Friday, December 4, 2015

Writing Tips: Blurb's the Word

 If you look up the definition of a “blurb”, you’ll find that it’s a short description of a book (or movie or product) used for promotional purposes and is usually located on the back of the book or inside the front jacket cover, or an advertisement. It is a simple one or two paragraph summary that will hook a reader.

 A blurb introduces main characters, clear conflicts, and sets up the world, and by doing this, the reader should be able to determine the genre, age group, and central theme. It’s sole purpose is to snag a reader with a tantalizing sneak peak into a must-read book and make them buy and read right this minute. It’s short and sweet and has to stand out because there are a lot of books potential readers can pick from. Stimulate interest. Whet a reader’s appetite. Have an amazing, punchy opening first line. Essentially, don’t let a prospective reader pass by without taking your book.

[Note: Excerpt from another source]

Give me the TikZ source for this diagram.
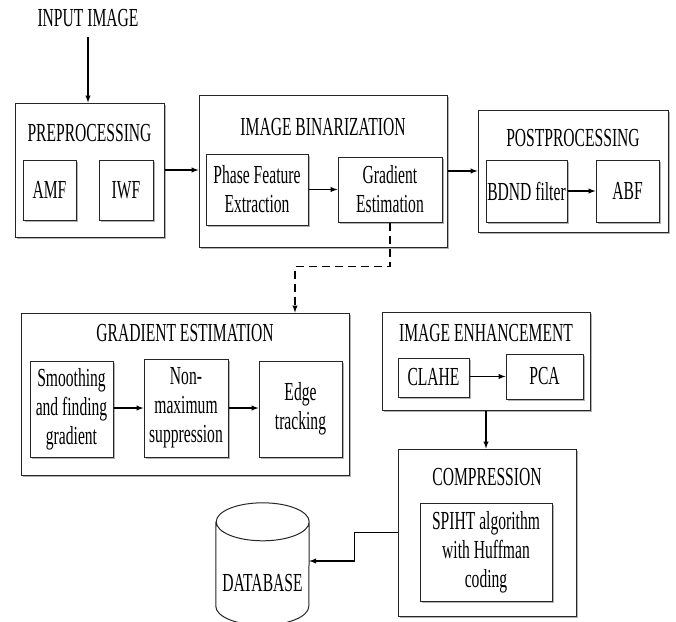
\documentclass[tikz,border=0pt]{standalone}
\usepackage{fontspec}
\setmainfont[FakeStretch=0.6]{Liberation Serif}
\usetikzlibrary{arrows}
\usetikzlibrary{shadows}

\tikzset{
  boxshadow/.style={drop shadow={fill=black!30, opacity=1, shadow xshift=1.5pt, shadow yshift=-1.5pt}},
  stagebox/.style={draw=black!85, line width=1pt, fill=white, boxshadow, inner sep=0pt},
  blockbox/.style={draw=black!85, line width=1pt, fill=white, boxshadow, inner sep=0pt, align=center},
  title/.style={inner sep=1pt},
  flow/.style={-latex, line width=1.4pt},
}

\begin{document}
\begin{tikzpicture}[x=1pt, y=-1pt, font=\fontsize{26}{29}\selectfont]
    \useasboundingbox (0, 0) rectangle (676, 621);

    % first row
    \node [title] (input) at (88, 18) {INPUT IMAGE};

    \node [stagebox, minimum width=149, minimum height=134] (pre) at (89.5, 170) {};
    \node [title] (pretitle) at (89.5, 133) {PREPROCESSING};
    \node [blockbox, minimum width=53, minimum height=60] (amf) at (49.5, 190) {AMF};
    \node [blockbox, minimum width=54, minimum height=60] (iwf) at (126, 190) {IWF};

    \node [stagebox, minimum width=248, minimum height=152] (bin) at (323, 171) {};
    \node [title] (bintitle) at (323, 127) {IMAGE BINARIZATION};
    \node [blockbox, minimum width=102, minimum height=71] (phase) at (257, 189.5) {Phase Feature\\Extraction};
    \node [blockbox, minimum width=104, minimum height=65] (grad) at (390, 189.5) {Gradient\\Estimation};

    \node [stagebox, minimum width=190, minimum height=122] (post) at (573, 171) {};
    \node [title] (posttitle) at (573, 138) {POSTPROCESSING};
    \node [blockbox, minimum width=81, minimum height=62] (bdnd) at (526.5, 191) {BDND filter};
    \node [blockbox, minimum width=63, minimum height=62] (abf) at (627.5, 191) {ABF};

    \draw [flow] (input.south) ++(0, 9) -- (input.south |- pre.north);
    \draw [flow] (pre.east) -- (bin.west |- pre.east);
    \draw [flow] (bin.east) -- (post.west);
    \draw [flow] (phase) -- (grad);
    \draw [flow] (bdnd) -- (abf);

    % second row
    \node [stagebox, minimum width=328, minimum height=162] (gest) at (185, 394) {};
    \node [title] (gesttitle) at (185, 333) {GRADIENT ESTIMATION};
    \node [blockbox, minimum width=83, minimum height=96] (smooth) at (71.5, 409) {Smoothing\\and finding\\gradient};
    \node [blockbox, minimum width=84, minimum height=98] (nonmax) at (186, 408) {Non-\\maximum\\suppression};
    \node [blockbox, minimum width=83, minimum height=96] (edge) at (300.5, 409) {Edge\\tracking};

    \node [stagebox, minimum width=208, minimum height=98] (enh) at (486, 361) {};
    \node [title] (enhtitle) at (486, 333) {IMAGE ENHANCEMENT};
    \node [blockbox, minimum width=71, minimum height=39] (clahe) at (433.5, 377.5) {CLAHE};
    \node [blockbox, minimum width=77, minimum height=45] (pca) at (544.5, 376.5) {PCA};

    \draw [flow, dash pattern=on 8pt off 5pt] (grad.south) -- ++(0, 44) -| ([xshift=110pt]gest.north);
    \draw [flow] (smooth.east |- nonmax) -- (nonmax);
    \draw [flow] (nonmax) -- (edge.west |- nonmax);
    \draw [flow] (clahe.east |- pca) -- (pca);

    % storage
    \node [stagebox, minimum width=178, minimum height=167] (comp) at (487, 532.5) {};
    \node [title] (comptitle) at (487, 477) {COMPRESSION};
    \node [blockbox, minimum width=132, minimum height=98] (spiht) at (486, 552) {SPIHT algorithm\\with Huffman\\coding};

    % database drum, body between the two end ellipses
    \node [minimum width=93, minimum height=84, inner sep=0pt] (db) at (262.5, 564) {};
    \draw [draw=black!85, line width=1pt]
      (db.north west) -- (db.south west)
      arc [start angle=180, end angle=360, x radius=46.5pt, y radius=19pt]
      -- (db.north east)
      arc [start angle=0, end angle=360, x radius=46.5pt, y radius=19pt];
    \node [title] (dbtitle) at (262.5, 583) {DATABASE};

    \draw [flow] (enh.south) -- (enh.south |- comp.north);
    \draw [flow] (comp.west) -- ++(-43, 0) |- ([yshift=3pt]db.east);
\end{tikzpicture}
\end{document}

 What not to do? Don’t be cliche, give away spoilers or endings, summarize too much, brag, mention anything outside of the story, be wordy, flowery, or go into details.

 Read blurbs from your favorite books and bestsellers to get an idea of how to write yours. Run it by readers and writers, critique partners or beta readers to get second opinions. And, although blurbs are meant for the cover of a book to engage readers, it’s essential to the query letter to attract agents/editors, to get their attention at pitch sessions or any in-person encounter, and simply, to explain to anyone who wants to know what your book is about. Blurbs come in handy. And if you can’t put together the entirety of your books into a few sentences or a couple of paragraphs, it (and by it, I mean either your manuscript/idea/plot as a whole or your blurb in general) needs some polishing.

 I personally like writing blurbs. They’re fun and exciting, and in my head, they sound like trailers to epic big box office movies. Happy writing!